Os modelos meteorológicos, entretanto, apontam para que a ZCIT comece a
voltar, beneficiando inicialmente o Norte do Estado, a faixa litorânea,
a partir da próxima semana. A ausência de chuvas ou diminuição delas
traz dificuldades para a recarga dos principais reservatórios. A
tendência é a queda do nível de água nos riachos e rios nos próximos
dois dias.
"Para recarga satisfatória dos grandes açudes, vamos precisar de chuvas
mais intensas e com maior regularidade", observa Fritz. A tendência
para o trimestre (março, abril e maio) continua, segundo a Funceme, de
ocorrência de chuvas acima da média. "Podemos, por exemplo, ter um fim
de março e um começo de abril muito bons", estimou Fritz. "A nossa
previsão é feita para a média geral, da quadra, e não mês a mês".
Mais afetada
A região dos Inhamuns e grande parte do Centro-Sul e Sertão Central
enfrentam ausência de chuvas desde o último dia 4. "A chuva foi embora e
isso já começa a nos trazer preocupação", disse o diretor de Políticas
Agrícolas do Sindicato dos Trabalhadores Rurais (STR) de Tauá, Raimundo
Cícero Pereira. "O dia amanhece nublado, mas logo o sol abre".

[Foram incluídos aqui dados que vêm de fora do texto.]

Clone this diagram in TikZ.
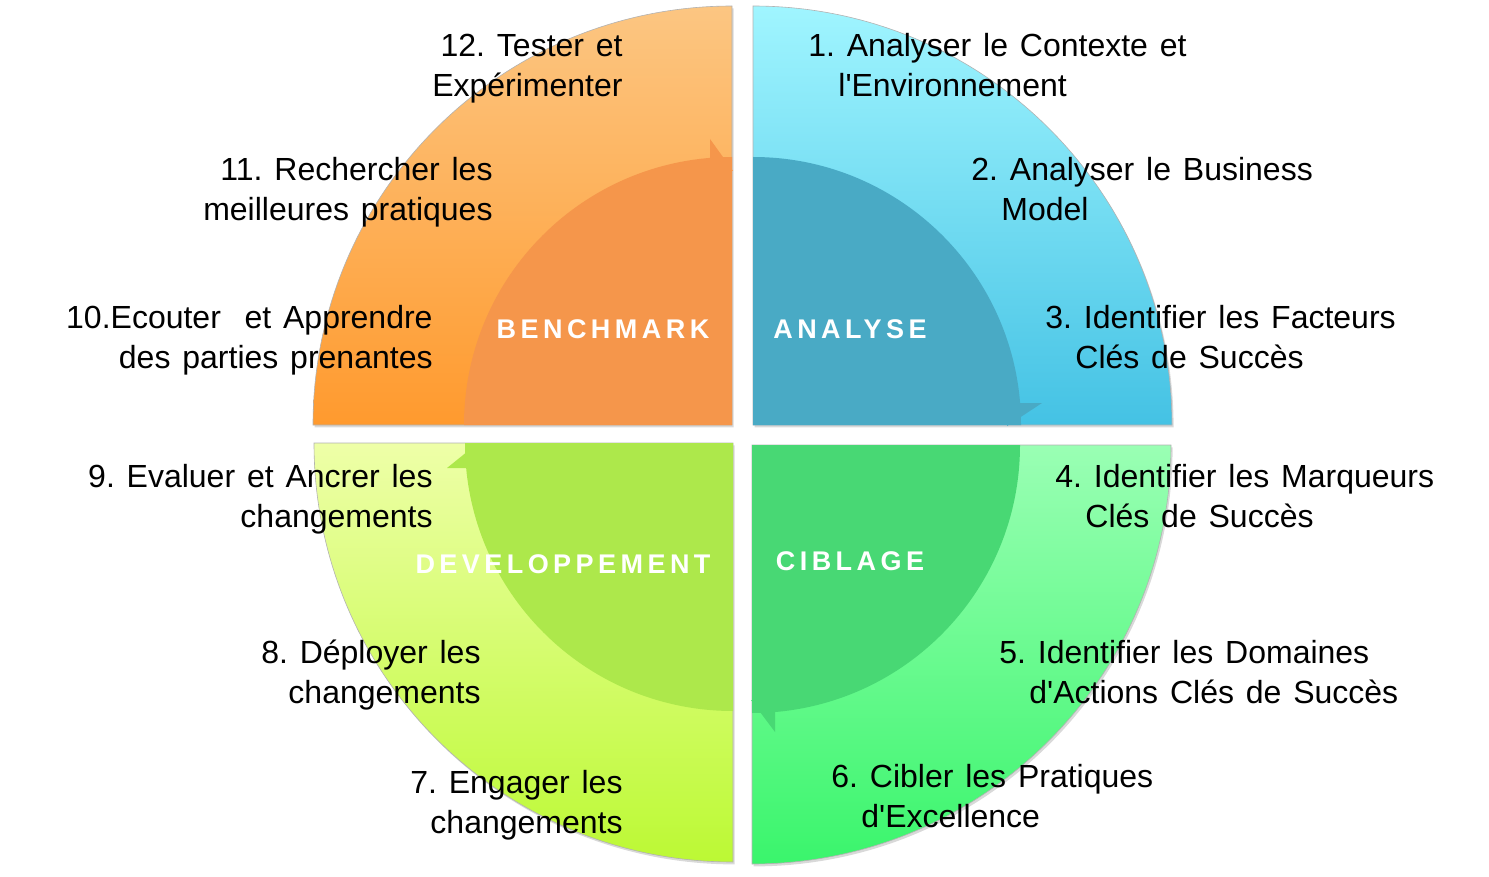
\documentclass[tikz,border=0pt]{standalone}
\usepackage{fontspec}
\setmainfont{Liberation Sans}
\newfontfamily\phasefont[LetterSpace=16.5]{Liberation Sans}
\usetikzlibrary{shadows}

% quarter colours (top / bottom of the gradient, inner disc)
\definecolor{benchTop}{HTML}{FCC682}
\definecolor{benchBot}{HTML}{FF9A2E}
\definecolor{benchIn}{HTML}{F5964B}
\definecolor{anaTop}{HTML}{A0F5FF}
\definecolor{anaBot}{HTML}{44C2E4}
\definecolor{anaIn}{HTML}{49AAC5}
\definecolor{devTop}{HTML}{EEFFA8}
\definecolor{devBot}{HTML}{BCF934}
\definecolor{devIn}{HTML}{ADE84B}
\definecolor{cibTop}{HTML}{9AFFB4}
\definecolor{cibBot}{HTML}{3AF56C}
\definecolor{cibIn}{HTML}{48D874}

% step text: Arial-like, a little wider word spaces
\newcommand{\stagefont}{\fontsize{16}{20}\selectfont\frenchspacing\spaceskip=0.37em plus 0.1em\relax}

\begin{document}
\begin{tikzpicture}[x=0.5pt, y=-0.5pt,
                quarter/.style={draw=black!30, line width=0.3pt,
                               drop shadow={opacity=0.3, shadow xshift=0.8pt, shadow yshift=-1.2pt}},
                stageL/.style={anchor=base east, align=right, inner sep=0pt, font=\stagefont},
                stageR/.style={anchor=base west, align=left, inner sep=0pt, font=\stagefont},
                phase/.style={anchor=base, inner sep=0pt, text=white,
                             font=\phasefont\bfseries\fontsize{13.5}{16}\selectfont}]

                \useasboundingbox (0,0) rectangle (1489,877);

                % Outer quarters
                \path[quarter, top color=benchTop, bottom color=benchBot]
                    (732,425) -- ++(-419,0) arc[start angle=180, end angle=270, radius=419] -- cycle;
                \path[quarter, top color=anaTop, bottom color=anaBot]
                    (753,425) -- ++(0,-419) arc[start angle=270, end angle=360, radius=419] -- cycle;
                \path[quarter, top color=cibTop, bottom color=cibBot]
                    (752,445) -- ++(419,0) arc[start angle=0, end angle=90, radius=419] -- cycle;
                \path[quarter, top color=devTop, bottom color=devBot]
                    (733,443) -- ++(0,419) arc[start angle=90, end angle=180, radius=419] -- cycle;

                % Inner quarters with their arrow barbs (clockwise cycle)
                \fill[benchIn] (732,425) -- ++(-268,0) arc[start angle=180, end angle=270, radius=268] -- cycle;
                \fill[benchIn] (710,139) -- (733,171) -- (710,171) -- cycle;
                \fill[anaIn] (753,425) -- ++(0,-268) arc[start angle=270, end angle=360, radius=268] -- cycle;
                \fill[anaIn] (1042,403) -- (1007,426) -- (1007,403) -- cycle;
                \fill[cibIn] (752,445) -- ++(268,0) arc[start angle=0, end angle=90, radius=268] -- cycle;
                \fill[cibIn] (775,732) -- (751,700) -- (775,700) -- cycle;
                \fill[devIn] (733,443) -- ++(0,268) arc[start angle=90, end angle=180, radius=268] -- cycle;
                \fill[devIn] (447,468) -- (478,443) -- (478,468) -- cycle;

                % Phase names
                \node[phase] (benchmark) at (603,338) {BENCHMARK};
                \node[phase] (analyse) at (850,338) {ANALYSE};
                \node[phase] (developpement) at (563,573) {DEVELOPPEMENT};
                \node[phase] (ciblage) at (850,570) {CIBLAGE};

                % Steps - right side (anchored on the last line)
                \node[stageR] (s1) at (808,97) {1. Analyser le Contexte et\\\hspace*{15pt}l\textquotesingle Environnement};
                \node[stageR] (s2) at (971,221) {2. Analyser le Business\\\hspace*{15pt}Model};
                \node[stageR] (s3) at (1045,368) {3. Identifier les Facteurs\\\hspace*{15pt}Clés de Succès};
                \node[stageR] (s4) at (1055,527) {4. Identifier les Marqueurs\\\hspace*{15pt}Clés de Succès};
                \node[stageR] (s5) at (999,703) {5. Identifier les Domaines\\\hspace*{15pt}d\textquotesingle Actions Clés de Succès};
                \node[stageR] (s6) at (831,827) {6. Cibler les Pratiques\\\hspace*{15pt}d\textquotesingle Excellence};

                % Steps - left side
                \node[stageL] (s7) at (623,833) {7. Engager les\\changements};
                \node[stageL] (s8) at (481,703) {8. Déployer les\\changements};
                \node[stageL] (s9) at (433,527) {9. Evaluer et Ancrer les\\changements};
                \node[stageL] (s10) at (433,368) {10.Ecouter\ \ et Apprendre\\des parties prenantes};
                \node[stageL] (s11) at (493,221) {11. Rechercher les\\meilleures pratiques};
                \node[stageL] (s12) at (623,97) {12. Tester et\\Expérimenter};
            \end{tikzpicture}
\end{document}
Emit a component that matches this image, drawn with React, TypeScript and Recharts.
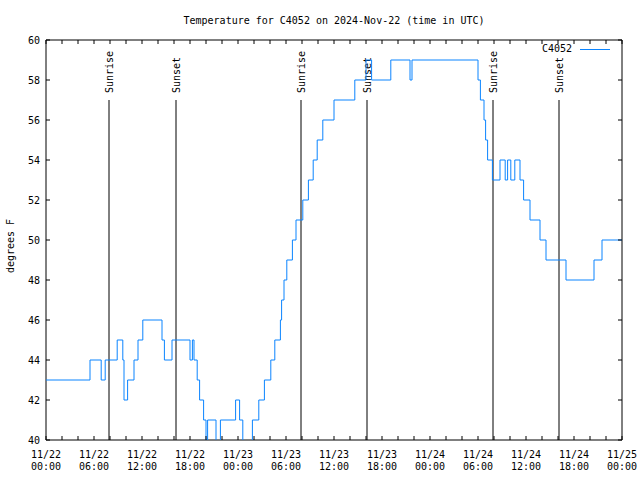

Os agricultores mostram preocupação. "A segunda quinzena de fevereiro
animou todos os produtores com muitas chuvas em todo o Ceará que se
estendeu até o início deste mês, mas o quadro mudou", observou o gerente
regional da Ematerce, em Iguatu, Joaquim Virgolino Neto. "A terra está
bem molha, mas se o veranico se estender o solo começa a secar e
prejudicar o crescimento do plantio".
O secretário de Meio Ambiente e Políticas Agrárias do STR de Crateús,
Luís Edvan Vieira da Silva, disse que, na maioria dos municípios da
região, as chuvas continuam. "Estão mais fracas, isoladas, um dia chove
em uma área, depois em outra, mas os agricultores continuam animados",
frisou. A sangria do Açude Batalhão, em Crateús, fez com que fosse
suspenso o fornecimento de água por meio da adutora do Açude Araras, em
Varjota.
Reunião
No próximo dia 14, haverá em Iguatu a reunião de avaliação e alocação
de água dos três maiores açudes do Ceará: Castanhão, Orós e Banabuiú. No
encontro, promovido pelos Comitês de Bacias Hidrográficas dos Vales do
Jaguaribe e Banabuiú haverá definição sobre os múltiplos usos da água
(irrigação, consumo humano e dos animais).
"Por enquanto, a liberação de água do Castanhão para a Região
Metropolitana de Fortaleza permanece suspensa", observou o gerente da
Companhia de Gestão dos Recursos Hídricos (Cogerh), em Iguatu, Lauro
Filho. "Qualquer mudança será definida na reunião de Iguatu".